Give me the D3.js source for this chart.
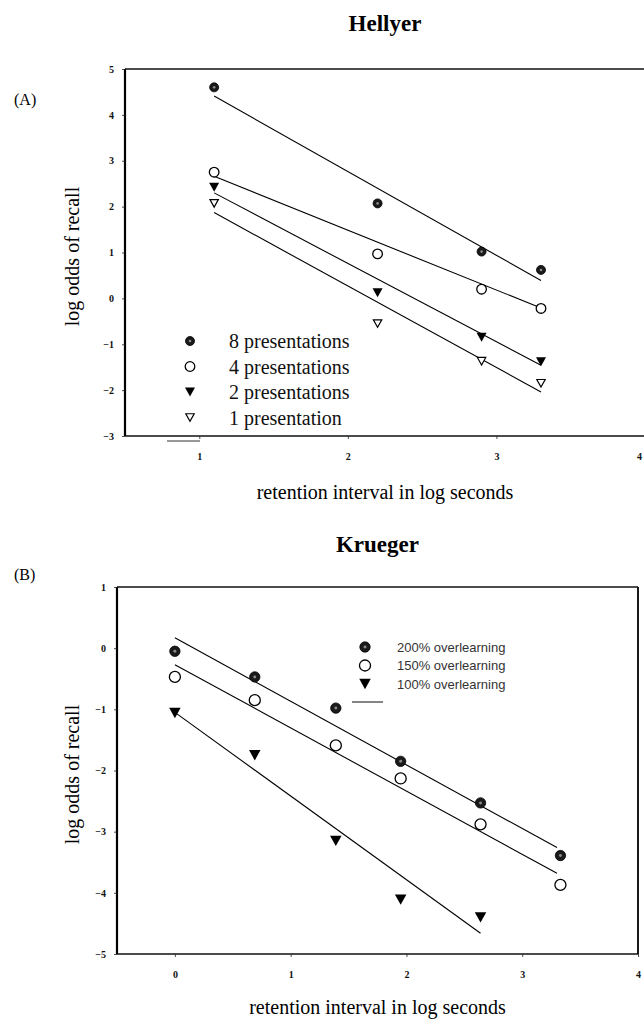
<!DOCTYPE html>
<html>
<head>
<meta charset="utf-8">
<script src="https://cdn.jsdelivr.net/npm/d3@7"></script>
<style>
  body { margin: 0; background: #fff; }
  svg { display: block; }
</style>
</head>
<body>
<div id="chart"></div>
<script>
// ---- data ----
// panel A (Hellyer)
var hellyerX = [1.1, 2.2, 2.9, 3.3]
var hellyerSeries = ['8 presentations', '4 presentations', '2 presentations', '1 presentation']
var hellyer8 = [4.6, 2.07, 1.02, 0.62]
var hellyer4 = [2.75, 0.97, 0.2, -0.22]
var hellyer2 = [2.42, 0.12, -0.85, -1.38]
var hellyer1 = [2.07, -0.55, -1.37, -1.85]
// fitted lines: [x0, y0, x1, y1]
var hellyerFits = [
  [1.1, 4.41, 3.3, 0.39],
  [1.1, 2.66, 3.3, -0.21],
  [1.1, 2.3, 3.3, -1.46],
  [1.1, 1.87, 3.3, -2.04]
]
var hellyerXTicks = [1, 2, 3, 4]
var hellyerYTicks = [-3, -2, -1, 0, 1, 2, 3, 4, 5]

// panel B (Krueger)
var kruegerX = [0, 0.69, 1.39, 1.95, 2.64, 3.33]
var kruegerSeries = ['200% overlearning', '150% overlearning', '100% overlearning']
var krueger200 = [-0.05, -0.47, -0.98, -1.85, -2.53, -3.39]
var krueger150 = [-0.47, -0.85, -1.59, -2.13, -2.88, -3.87]
var krueger100X = [0, 0.69, 1.39, 1.95, 2.64]
var krueger100 = [-1.06, -1.75, -3.15, -4.11, -4.4]
var kruegerFits = [
  [0, 0.17, 3.3, -3.26],
  [0, -0.27, 3.3, -3.68],
  [0, -1.05, 2.64, -4.66]
]
var kruegerXTicks = [0, 1, 2, 3, 4]
var kruegerYTicks = [-5, -4, -3, -2, -1, 0, 1]

var width = 644
var height = 1021

var svg = d3
  .select('#chart')
  .append('svg')
  .attr('width', width)
  .attr('height', height)

var serif = '"Liberation Serif", "Times New Roman", serif'

// marker drawing, one function per symbol
function drawMarker(g, type, x, y, big) {
  var s = big ? 1.15 : 1
  if (type === 'dot') {
    g.append('circle').attr('cx', x).attr('cy', y).attr('r', 4.5 * s)
      .attr('fill', '#1a1a1a').attr('stroke', '#000').attr('stroke-width', 0.8)
    g.append('circle').attr('cx', x).attr('cy', y).attr('r', 1.3 * s).attr('fill', '#8a8a8a')
  } else if (type === 'open') {
    g.append('circle').attr('cx', x).attr('cy', y).attr('r', 4.8 * s)
      .attr('fill', '#fff').attr('stroke', '#000').attr('stroke-width', 1.3)
  } else if (type === 'tri') {
    var w = 5 * s, h = 9 * s
    g.append('path')
      .attr('d', 'M' + (x - w) + ',' + (y - h / 2) + 'L' + (x + w) + ',' + (y - h / 2) + 'L' + x + ',' + (y + h / 2) + 'Z')
      .attr('fill', '#000')
  } else if (type === 'otri') {
    var w2 = 4.2, h2 = 7.5
    g.append('path')
      .attr('d', 'M' + (x - w2) + ',' + (y - h2 / 2) + 'L' + (x + w2) + ',' + (y - h2 / 2) + 'L' + x + ',' + (y + h2 / 2) + 'Z')
      .attr('fill', '#fff').attr('stroke', '#000').attr('stroke-width', 1.2)
  }
}

function drawPanel(opts) {
  var g = svg.append('g')
  var x = d3.scaleLinear().domain(opts.xDomain).range(opts.xRange)
  var y = d3.scaleLinear().domain(opts.yDomain).range(opts.yRange)

  // title
  g.append('text')
    .attr('x', (opts.xRange[0] + opts.xRange[1]) / 2)
    .attr('y', opts.titleY)
    .attr('text-anchor', 'middle')
    .attr('font-family', serif)
    .attr('font-weight', 700)
    .attr('font-size', 23)
    .text(opts.title)

  g.append('text')
    .attr('x', opts.tagX)
    .attr('y', opts.tagY)
    .attr('font-family', serif)
    .attr('font-size', 16)
    .text(opts.tag)

  // frame
  var x0 = opts.xRange[0], x1 = opts.xRange[1]
  var y0 = opts.yRange[1], y1 = opts.yRange[0]
  g.append('line').attr('x1', x0).attr('x2', x1).attr('y1', y0).attr('y2', y0)
    .attr('stroke', '#111').attr('stroke-width', 1.6)
  g.append('line').attr('x1', x0).attr('x2', x1).attr('y1', y1).attr('y2', y1)
    .attr('stroke', '#111').attr('stroke-width', 1.6)
  g.append('line').attr('x1', x0).attr('x2', x0).attr('y1', y0).attr('y2', y1)
    .attr('stroke', '#000').attr('stroke-width', 2.2)
  if (opts.rightFrame) {
    g.append('line').attr('x1', x1).attr('x2', x1).attr('y1', y0).attr('y2', y1)
      .attr('stroke', '#000').attr('stroke-width', 1.8)
  }

  // axes
  var yAxis = g.append('g')
    .attr('transform', 'translate(' + x0 + ',0)')
    .call(d3.axisLeft(y).tickValues(opts.yTicks).tickSize(3).tickPadding(8).tickFormat(d3.format('d')))
  var xAxis = g.append('g')
    .attr('transform', 'translate(0,' + y1 + ')')
    .call(d3.axisBottom(x).tickValues(opts.xTicks).tickSize(3).tickPadding(14).tickFormat(d3.format('d')))
  ;[xAxis, yAxis].forEach(function(a) {
    a.select('.domain').remove()
    a.selectAll('line').attr('stroke', '#222').attr('stroke-width', 0.8)
    a.selectAll('text')
      .attr('font-family', serif)
      .attr('font-weight', 700)
      .attr('font-size', 10)
      .attr('fill', '#111')
  })
  // pull a tick label that would fall past the page edge back inside it
  xAxis.selectAll('text').attr('dx', function(d) {
    return x(d) > width - 5 ? (width - 5) - x(d) : null
  })

  // axis labels
  g.append('text')
    .attr('x', (x0 + x1) / 2)
    .attr('y', opts.xLabelY)
    .attr('text-anchor', 'middle')
    .attr('font-family', serif)
    .attr('font-size', 20)
    .text('retention interval in log seconds')

  g.append('text')
    .attr('transform', 'translate(79,' + ((y0 + y1) / 2 + 4) + ') rotate(-90)')
    .attr('text-anchor', 'middle')
    .attr('font-family', serif)
    .attr('font-size', 20)
    .text('log odds of recall')

  // fitted lines
  g.selectAll('.fit')
    .data(opts.fits)
    .enter()
    .append('line')
    .attr('class', 'fit')
    .attr('x1', d => x(d[0]))
    .attr('y1', d => y(d[1]))
    .attr('x2', d => x(d[2]))
    .attr('y2', d => y(d[3]))
    .attr('stroke', '#000')
    .attr('stroke-width', 1.1)

  // points
  opts.series.forEach(function(s) {
    s.values.forEach(function(v, i) {
      drawMarker(g, s.marker, x(s.xs[i]), y(v), opts.big)
    })
  })

  // legend
  opts.series.forEach(function(s, i) {
    var ly = opts.legend.y + i * opts.legend.step
    drawMarker(g, s.marker, opts.legend.mx, ly, opts.big)
    g.append('text')
      .attr('x', opts.legend.tx)
      .attr('y', ly)
      .attr('dy', '0.35em')
      .attr('font-family', opts.legend.font)
      .attr('font-size', opts.legend.size)
      .attr('fill', opts.legend.color)
      .text(s.name)
  })

  // stray rule seen in the scan
  g.append('line')
    .attr('x1', opts.stray[0]).attr('x2', opts.stray[1])
    .attr('y1', opts.stray[2]).attr('y2', opts.stray[2])
    .attr('stroke', '#333').attr('stroke-width', 1.2)
}

drawPanel({
  title: 'Hellyer',
  titleY: 31,
  tag: '(A)',
  tagX: 14,
  tagY: 105,
  xDomain: [0.5, 4],
  xRange: [125, 645],
  yDomain: [-3, 5],
  yRange: [436, 69],
  xTicks: hellyerXTicks,
  yTicks: hellyerYTicks,
  xLabelY: 499,
  rightFrame: false,
  fits: hellyerFits,
  big: false,
  series: [
    { name: hellyerSeries[0], marker: 'dot', xs: hellyerX, values: hellyer8 },
    { name: hellyerSeries[1], marker: 'open', xs: hellyerX, values: hellyer4 },
    { name: hellyerSeries[2], marker: 'tri', xs: hellyerX, values: hellyer2 },
    { name: hellyerSeries[3], marker: 'otri', xs: hellyerX, values: hellyer1 }
  ],
  legend: { mx: 190, tx: 229, y: 341, step: 25.5, font: serif, size: 20, color: '#111' },
  stray: [167, 200, 441]
})

drawPanel({
  title: 'Krueger',
  titleY: 552,
  tag: '(B)',
  tagX: 14,
  tagY: 580,
  xDomain: [-0.5, 4],
  xRange: [117, 638],
  yDomain: [-5, 1],
  yRange: [954, 587],
  xTicks: kruegerXTicks,
  yTicks: kruegerYTicks,
  xLabelY: 1014,
  rightFrame: true,
  fits: kruegerFits,
  big: true,
  series: [
    { name: kruegerSeries[0], marker: 'dot', xs: kruegerX, values: krueger200 },
    { name: kruegerSeries[1], marker: 'open', xs: kruegerX, values: krueger150 },
    { name: kruegerSeries[2], marker: 'tri', xs: krueger100X, values: krueger100 }
  ],
  legend: { mx: 365, tx: 397, y: 647, step: 18.5, font: '"Liberation Sans", Arial, sans-serif', size: 13, color: '#333' },
  stray: [352, 383, 702]
})
</script>
</body>
</html>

Exercise aim
Identify every line above that includes the word "chart", and show those lines.

Full output
Give me the D3.js source for this chart.
<div id="chart"></div>
  .select('#chart')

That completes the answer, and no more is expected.